Clearly, Syria paid no heed to these approaches. That is why the murder of Mr. Hariri is not simply a warning to those Lebanese who refuse to obey Syria, but a rebuff to United States and international diplomacy. That, at least, is how many in the Middle East interpret the death of Mr. Hariri. Few believe the denials coming from Damascus of a Syrian role in the brutal killing. Indeed, the Kuwaiti daily newspaper as-Seyassah published a claim on Feb. 20, that Assef Shawkat, the newly appointed Syrian Military Intelligence chief, was behind the assassination.

Revealingly, among the loudest voices denouncing Syria have been previously pro-Syrian Lebanese. The Lebanese Druze leader Walid Jumblatt, a former Syrian ally who is now in opposition to the Syrian and pro-Syrian Lebanese governments, has openly condemned Damascus. Mr. Jumblatt should know. Syria is widely suspected of having been behind the assassination of his father, Kamal Jumblatt, in 1977. Even the normally pro-Syrian Lebanese have started to defy their master in Damascus.

What we are facing here is standard Syrian survival strategy of exporting trouble to be able to better retain control at home. What the Syrian regime is saying is that you can have democracy or stability, but you cannot have both. That is why the Syrian Ba’athists are destabilizing Iraq and Lebanon to create havoc and so discredit these fragile democracies. A sectarian war in Iraq between Sunni Arabs, Shiia Arabs and Kurds would suit Syria just fine and conveniently tie up the United States for the foreseeable future. Similarly, chaos in Lebanon justifies a continued Syrian presence.

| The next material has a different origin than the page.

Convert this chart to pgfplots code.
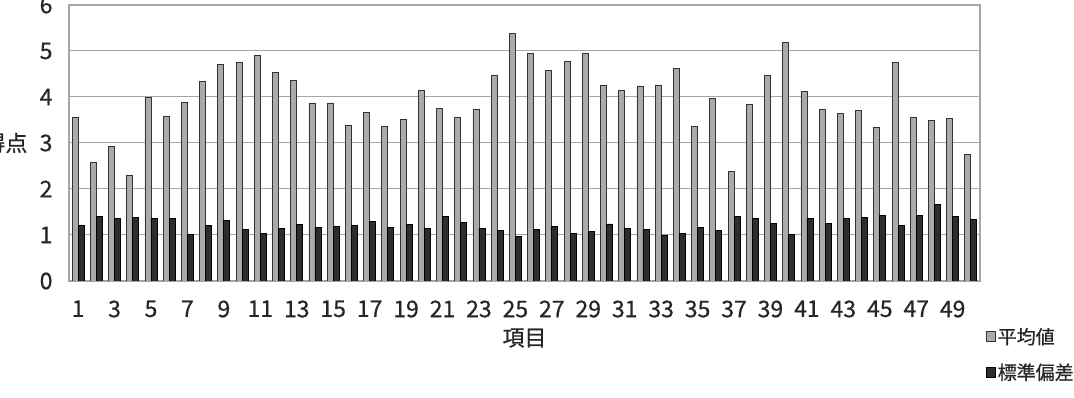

The U.S. response to this strategy of defiance and destabilization should be to regard the killing of Mr. Hariri as a massive Syrian miscalculation, an opportunity to change policy for the better. The United States must not allow Syria to commit murder and then escape retribution by laying low and hoping that the diplomatic storm will pass. If such an approach is taken, then Damascus will surely strike again. The next U.S. step, following the withdrawal of the U.S. ambassador in Damascus, must be to open a front against the Syria Ba’athists in their own backyard. Not a military front, far from it, but a popular civilian offensive. The United States should aim to create the same disequilibrium in Syria that the Syrian Ba’athists so readily encourage elsewhere.

The United States has no need to mobilize its own troops, but should, instead, seek to mobilize Syrians. The Reform Party of Syria, along with other Syrian opposition groups, can mobilize thousands of people for acts of civil disobedience within Syria. To do so, we will need U.S. support. Alone, we will suffer the same fate as the Lebanese. With U.S. assistance, however, we can hold the Ba’athist regime accountable for its crimes at home and abroad. As Mohammad al-Douri, then Iraq’s ambassador to the United Nations said on April 10, 2003, the day after Saddam’s statue came down in Baghdad, “The game is over.” If the United States gives the Syrian opposition its backing, the game will be over in Damascus as well.